On December 8, 1989, a fire broke out in a basement apartment at 527 Washington Avenue, eventually destroying the Rankin Building, which housed the Galaxy Theater, and the adjacent Piconi Building. In addition to a number of businesses, this fire wiped out many apartments; thirty persons were rendered homeless.

Bridgeville owes a dep debt of gratitude to the volunteers who have faithfully provided this valuable service for eleven decades and who continue to provide state-of-the-art firefighting technology today.
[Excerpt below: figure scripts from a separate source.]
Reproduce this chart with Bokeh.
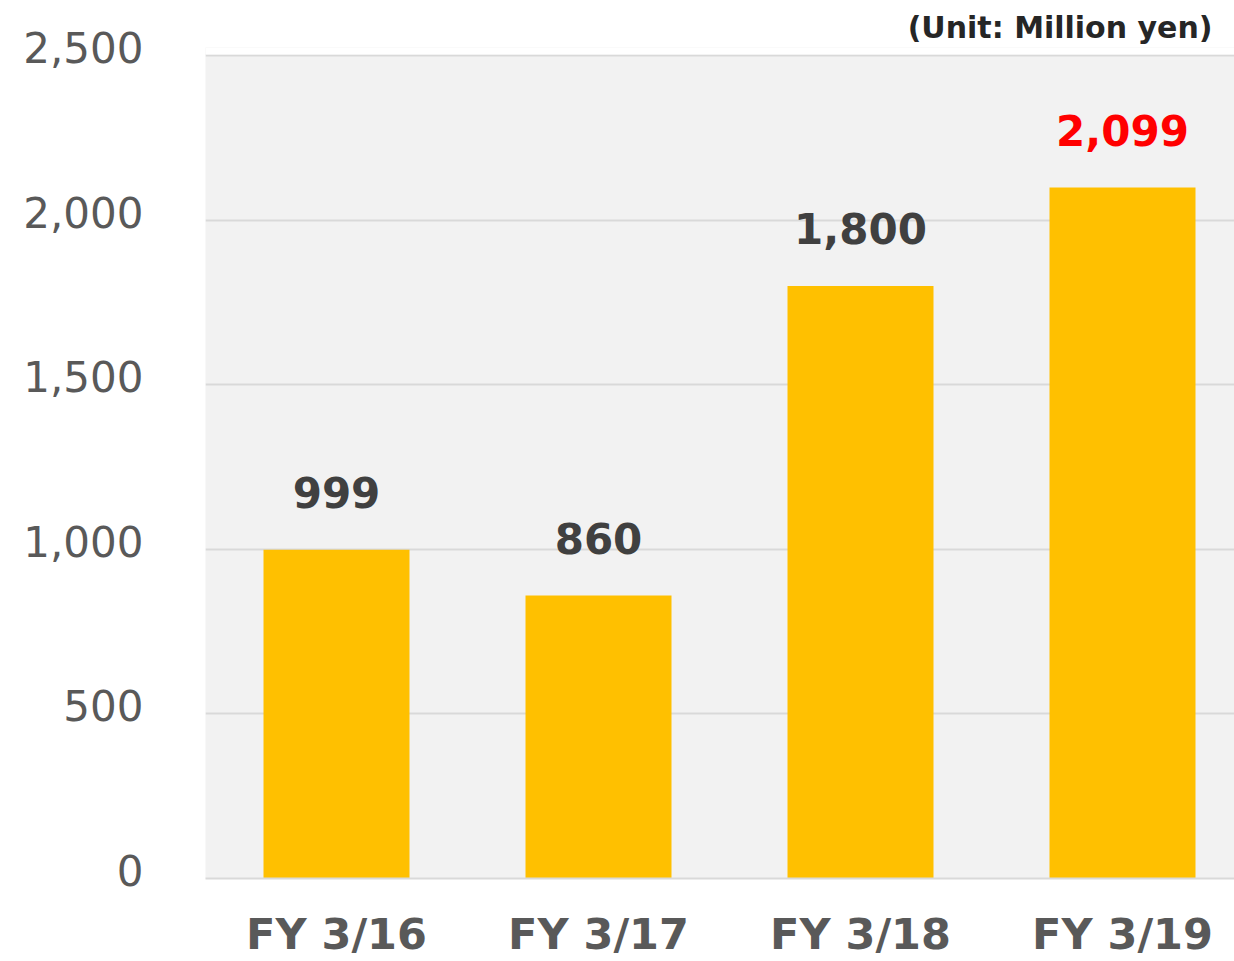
import numpy as np
from bokeh.plotting import figure
from bokeh.models import (Range1d, LinearAxis, FixedTicker, ColumnDataSource,
                          NumeralTickFormatter, BoxAnnotation, Title)
from bokeh.core.properties import value
from bokeh.embed import file_html
from bokeh.resources import INLINE

categories = ["FY 3/16", "FY 3/17", "FY 3/18", "FY 3/19"]
values = [999, 860, 1800, 2099]
y_ticks = [0, 500, 1000, 1500, 2000, 2500]
unit_text = "(Unit: Million yen)"

FONT = "DejaVu Sans"
W, H = 1234, 961
left = 205
y_top_px, y_zero_px = 55, 878          # pixel rows of 2500 and 0
ext_px = 8                             # frame extends slightly above 2500
top = y_top_px - ext_px
bottom = H - y_zero_px
frame_w = W - left
cat_px = 262.0
px_per_unit = (y_zero_px - y_top_px) / 2500.0
ext = ext_px / px_per_unit

x = np.arange(len(categories)) + 0.5
label_colors = ["#404040"] * (len(values) - 1) + ["#ff0000"]
labels = [f"{v:,}" for v in values]

src = ColumnDataSource(dict(x=x, v=values, lab=labels, col=label_colors))

p = figure(width=W, height=H, output_backend="svg", toolbar_location=None,
           x_range=Range1d(0, frame_w / cat_px), y_range=Range1d(0, 2500 + ext),
           min_border_left=left, min_border_top=top, min_border_bottom=bottom,
           min_border_right=0)
p.background_fill_color = "#f2f2f2"
p.border_fill_color = "white"
p.outline_line_color = None

# hide the sliver of frame above the 2500 line
p.add_layout(BoxAnnotation(bottom=2500 + 1.1 / px_per_unit, fill_color="white",
                           fill_alpha=1.0, line_color=None))

# grid
p.ygrid.ticker = FixedTicker(ticks=y_ticks)
p.ygrid.grid_line_color = "#d9d9d9"
p.ygrid.grid_line_width = 2
p.xgrid.visible = False

# default y axis hidden; label axis shifted slightly upward
p.yaxis.visible = False
shift = 8 / px_per_unit
p.extra_y_ranges = {"lab": Range1d(-shift, 2500 + ext - shift)}
yax = LinearAxis(y_range_name="lab", ticker=FixedTicker(ticks=y_ticks))
yax.formatter = NumeralTickFormatter(format="0,0")
yax.axis_line_color = None
yax.major_tick_line_color = None
yax.minor_tick_line_color = None
yax.major_label_standoff = 56
yax.major_label_text_font = FONT
yax.major_label_text_font_size = "42px"
yax.major_label_text_color = "#595959"
p.add_layout(yax, "left")

# x axis
p.xaxis.ticker = FixedTicker(ticks=list(x))
p.xaxis.major_label_overrides = {float(xx): c for xx, c in zip(x, categories)}
p.xaxis.axis_line_color = "#d9d9d9"
p.xaxis.axis_line_width = 2
p.xaxis.major_tick_line_color = None
p.xaxis.minor_tick_line_color = None
p.xaxis.major_label_standoff = 24
p.xaxis.major_label_text_font = FONT
p.xaxis.major_label_text_font_style = "bold"
p.xaxis.major_label_text_font_size = "43px"
p.xaxis.major_label_text_color = "#595959"

p.vbar(x="x", top="v", width=146 / cat_px, bottom=0, source=src,
       fill_color="#ffc000", line_color=None)

p.text(x="x", y="v", text="lab", source=src, text_color="col",
       text_align="center", text_baseline="alphabetic", y_offset=-57,
       text_font=value(FONT), text_font_style="bold", text_font_size="42px")

title = Title(text=unit_text, align="right", offset=22, standoff=6,
              text_font=FONT, text_font_style="bold", text_font_size="30px",
              text_color="#262626")
p.add_layout(title, "above")

open("out.html", "w").write(file_html(p, INLINE))
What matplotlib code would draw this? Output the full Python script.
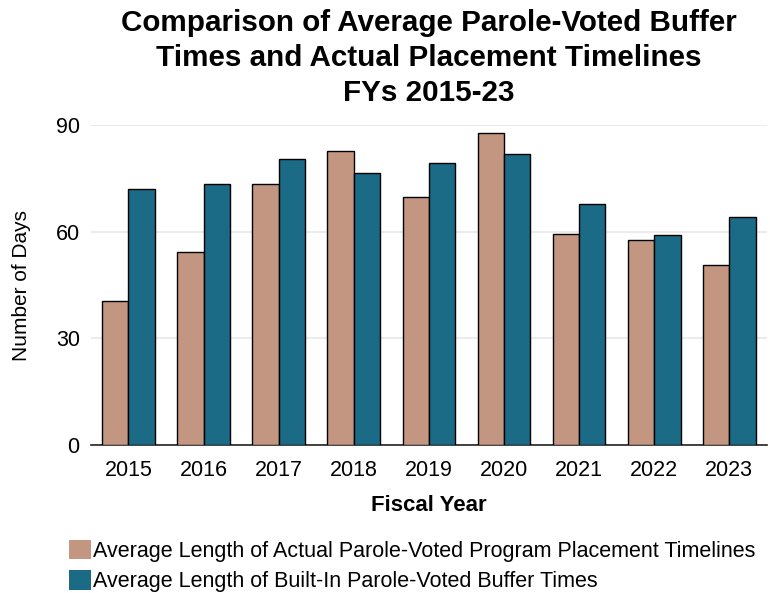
import numpy as np
import matplotlib.pyplot as plt
from matplotlib.patches import Patch

plt.rcParams['font.family'] = ['Liberation Sans', 'DejaVu Sans']

years = ['2015', '2016', '2017', '2018', '2019', '2020', '2021', '2022', '2023']
actual_placement = [40.4, 54.4, 73.4, 82.6, 69.8, 87.7, 59.5, 57.8, 50.7]
buffer_times = [71.9, 73.3, 80.6, 76.6, 79.3, 82.0, 67.7, 59.2, 64.1]
series_names = ['Average Length of Actual Parole-Voted Program Placement Timelines',
                'Average Length of Built-In Parole-Voted Buffer Times']

tan = '#C39681'
blue = '#1B6A86'

fig = plt.figure(figsize=(7.7, 5.93), dpi=100)
ax = fig.add_axes([0.118, 0.2496, 0.878, 0.5394])

x = np.arange(len(years))
w = 0.35
ax.bar(x - w / 2, actual_placement, w, color=tan, edgecolor='black', linewidth=1, zorder=3)
ax.bar(x + w / 2, buffer_times, w, color=blue, edgecolor='black', linewidth=1, zorder=3)

ax.set_xlim(-0.5, len(years) - 0.5)
ax.set_ylim(0, 90)
ax.set_yticks([0, 30, 60, 90])
ax.set_xticks(x)
ax.set_xticklabels(years)
ax.tick_params(axis='both', length=0, labelsize=15.5)
ax.tick_params(axis='x', pad=11)
ax.tick_params(axis='y', pad=8)
ax.yaxis.grid(True, color='#EBEBEB', linewidth=1.5, zorder=0)
for s in ['left', 'right', 'top']:
    ax.spines[s].set_visible(False)
ax.spines['bottom'].set_color('#222222')
ax.spines['bottom'].set_linewidth(1.2)

ax.set_ylabel('Number of Days', fontsize=15, labelpad=18)
ax.set_xlabel('Fiscal Year', fontsize=16, fontweight='bold', labelpad=10)
fig.suptitle('Comparison of Average Parole-Voted Buffer\nTimes and Actual Placement Timelines\nFYs 2015-23',
             fontsize=21.3, fontweight='bold', x=0.557, y=0.985, linespacing=1.32)

handles = [Patch(facecolor=tan), Patch(facecolor=blue)]
fig.legend(handles, series_names, loc='upper left', bbox_to_anchor=(0.09, 0.09),
           frameon=False, fontsize=15.5, handlelength=1.0, handleheight=1.0,
           handletextpad=0.1, labelspacing=0.4, borderaxespad=0, borderpad=0)

fig.savefig('out.png', dpi=100)
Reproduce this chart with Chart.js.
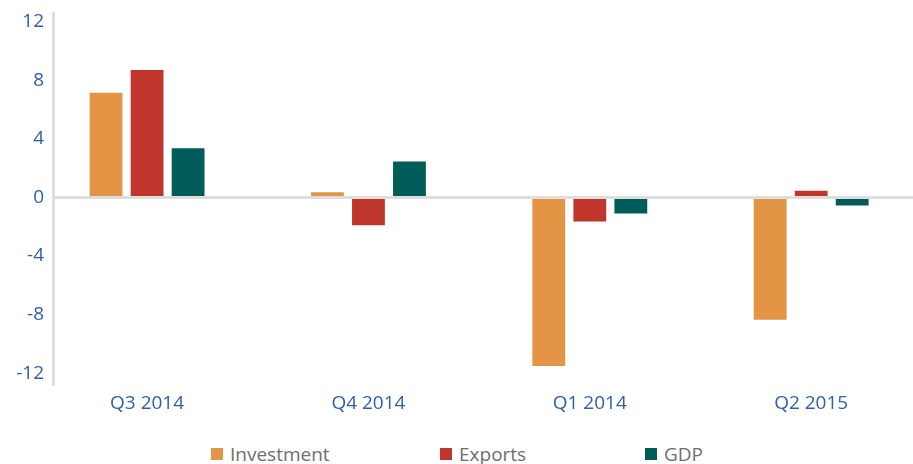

Next month’s program will be a departure from the normal format. As its contribution to the United States Semiquincentennial, the Bridgeville Area Historical Society has produced a script for a dramatic reading of an hour-long play based on a pivotal episode in the Whiskey Rebellion. Entitled “Interrogation”, the play highlights Alexander Hamilton’s attempt to indict Pittsburgh’s most prominent citizen, Hugh Henry Brackenridge, for treason as a leader of the insurrection.

In addition to providing an overview of the Whiskey Rebellion, the play focuses on major divisive issues of that era, many of which are still relevant in today’s world. Brackenridge was a frustrated moderate, desperate to help the rebels resolve their problems, but dead set against illegal measures.

The choice of a dramatic reading format with four readers makes it possible for this play to be presented by non-professionals with a minimum of preparation and expense. The Society plans to make the script available for other non-profit organizations following its premiere presentation on March 26.

The presentation will be free to the public at 7:30 pm, May 26, 2026, in the Chartiers Room of the Bridgeville Volunteer Fire Department, 370 Commercial Street, Bridgeville.